“Os cidadãos não poderiam dormir tranquilos se soubessem como são feitas as salsichas e as leis” – disse Otto von Bismarck, ex-chanceler alemão. A isso eu acrescentaria que não durmo tranquila pois muitas perguntas não querem calar. A mais perturbadora para mim é por que a lei brasileira gosta tanto de bandidos. O cidadão de bem, aquele que trabalha e luta contra as dificuldades enraizadas em nosso país, possui um só direito: pagar quatro meses de seu suor em impostos e calar-se em atordoado mutismo. Pergunto-me qual a raiz dessa inversão de valores, onde o crime compensa mais do que a honestidade, e as respostas que me ocorrem não são nada confortáveis.
De um lado, intelectuais com tendências de esquerda que solfejam, em escritórios e salas com ar condicionado, acerca da injustiça social como moto gerador da má índole, enquanto cospem seus chavões ‘humanistas’ sobre a ‘arbitrariedade’ da força policial como resquício da ditadura militar. Do outro, legisladores que possuem interesse em deixar a lei tão elástica quanto possível, afinal muitos são advogados com um grande filão criminal entre sua clientela. Isso sem mencionar, é claro, políticos que lucram com a fraqueza legal brasileira, seja por cometerem delitos ou por cultivarem associações ilícitas com a cúpula marginalia. O resultado: os Direitos Humanos não pertencem a humanos direitos.
Vivi em um lugar muito humilde durante uma fase inglória de minha vida. Não chegava a ser uma Rocinha ou um Buraco Quente, mas tinha lá suas similaridades.
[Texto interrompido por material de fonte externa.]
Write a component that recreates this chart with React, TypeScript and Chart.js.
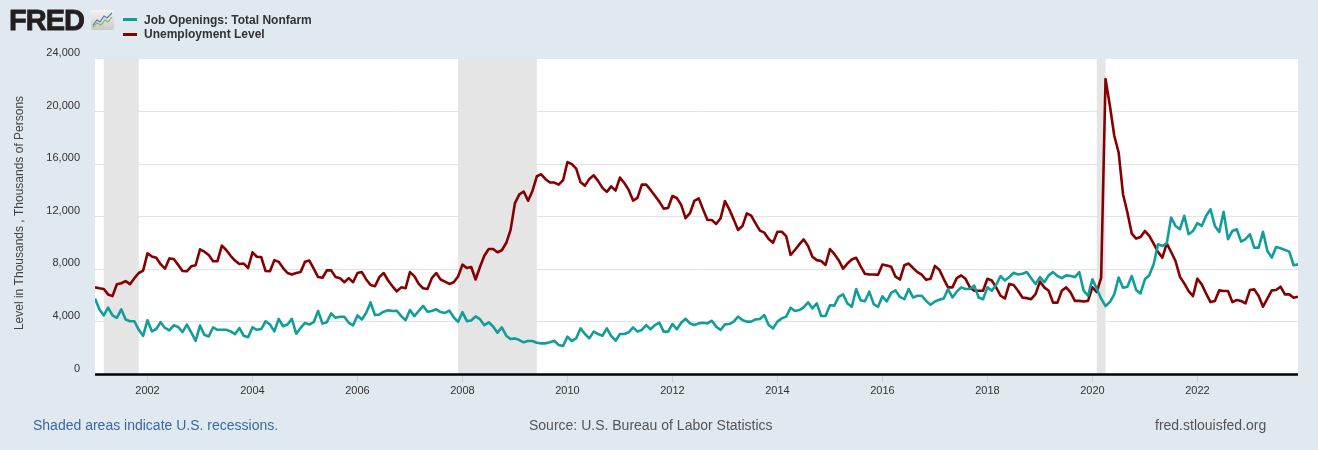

O que tirei dessa experiência – e de outras, como estar constantemente no terminal Parque D. Pedro às seis horas da manhã de um rigoroso inverno, vendo centenas de trabalhadores enlatados em um ônibus logo cedo – é que a lei é feita e ensinada pelas pessoas erradas. Perdidas em teorias vãs e sem contato com a realidade, ou simplesmente imersas em seus próprios e escusos interesses, esses professores, sociólogos, juristas, políticos, e quem mais seja, não enxergam – ou não querem enxergar – que a pobreza cria muito mais heróis do que bandidos. Tristemente, a lei brasileira afaga a esses poucos fracos, entregando a grande maioria, digna, à sua própria sorte.